Some relevant practical concepts in Islam
ihsan (compassion): All those who are in dire straits, particularly children, should be treated compassionately both in word and deed [2: 83, 4:36, 37, 17: 26].
ikram (respect): The needs of children and the needy should be met respectfully, in a way conforming to human dignity. Respect for children and efforts to meet their needs are a divine requirement [89: 17, 18].
eiwa (full support): Children, especially migrant children and those who have no caregivers, should be offered shelter and protection without expecting anything in return [93: 6, 10, 75: 8, 90, 24: 22]. Not paying attention to these children constitutes a failure in practice to comply with Islamic regulations [107: 1-7, 2: 177].

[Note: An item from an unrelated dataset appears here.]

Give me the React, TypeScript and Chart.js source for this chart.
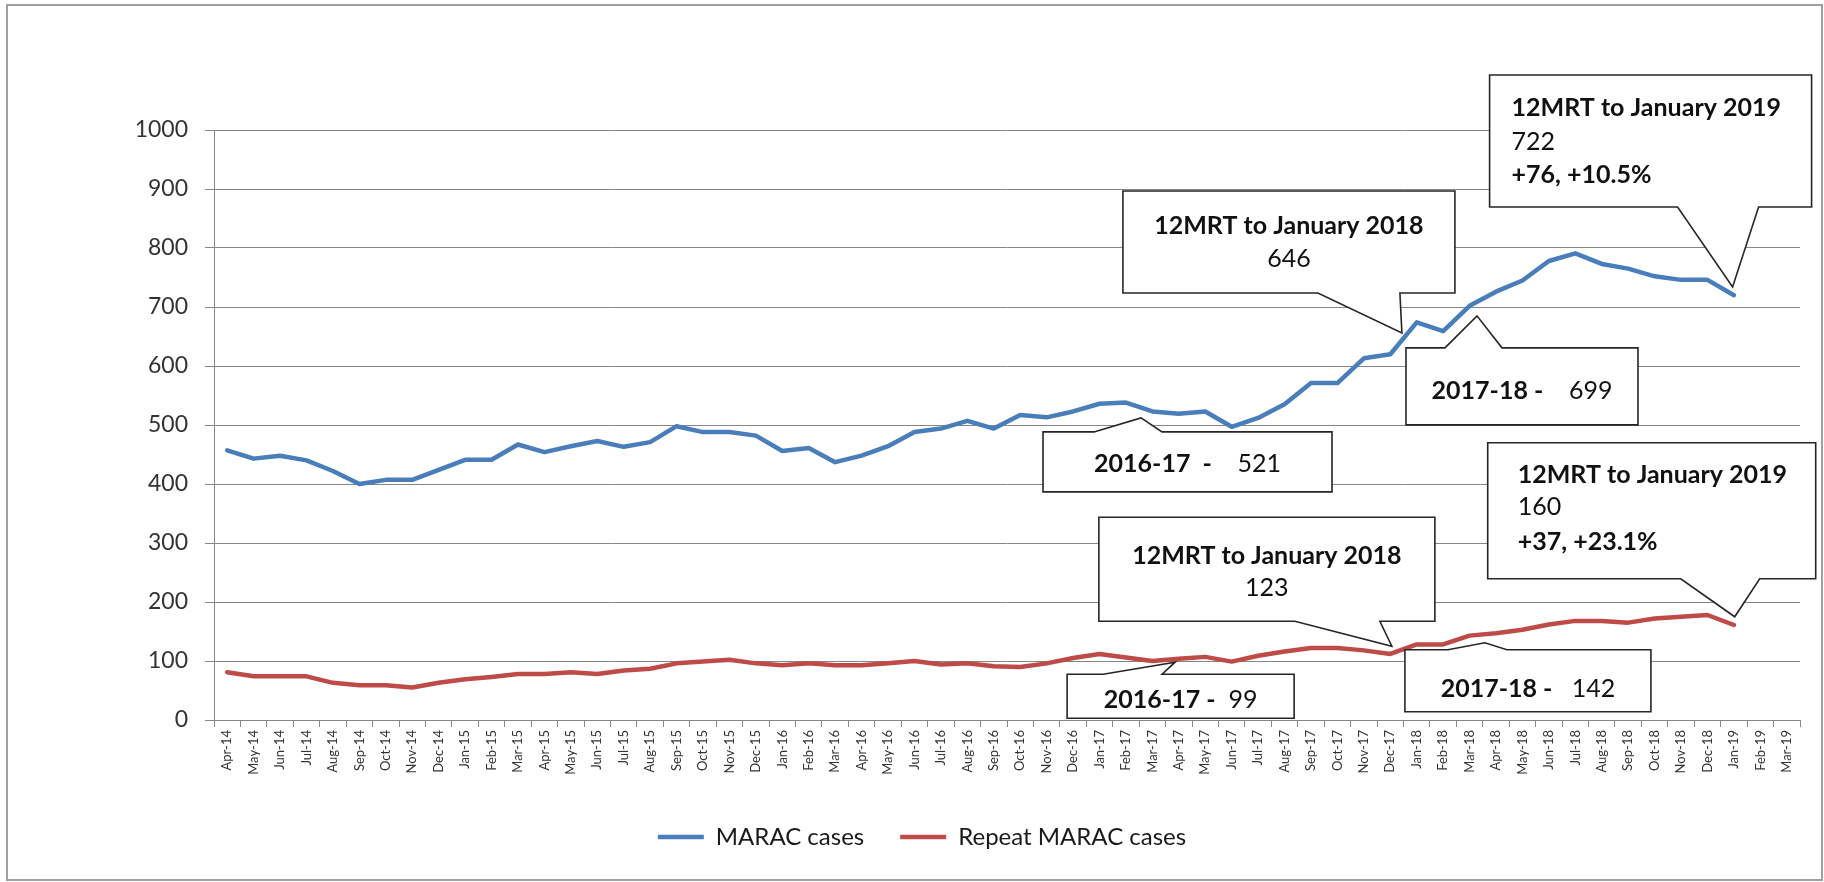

Islamic rules and regulations constitute a valuable source for protection of the rights of refugees, migrants and asylum seekers. In addition to contractual responsibilities, they could serve as a faith-based guarantor of the rights of refugees, particularly women and children. Further exploration of respected Islamic sources could result in new mechanisms in this regard.
Dr Saeid Rahaei is a faculty member of the law department and Deputy in education at Mofid University, a committee member of the Center for Human Rights Studies at Mofid University, a former member of the National Committee of Bioethics of UNESCO and a jurisprudence researcher at the office of Grand Ayatollah Ardebili in Qom, Iran.
 Suras of the Koran 7: 128 and 137, 2: 49 and 246 on the Israelites, 3:195 on people of the book, 22:40, and 60: 9 on Muslims.
All further references to Suras are in square brackets in the text.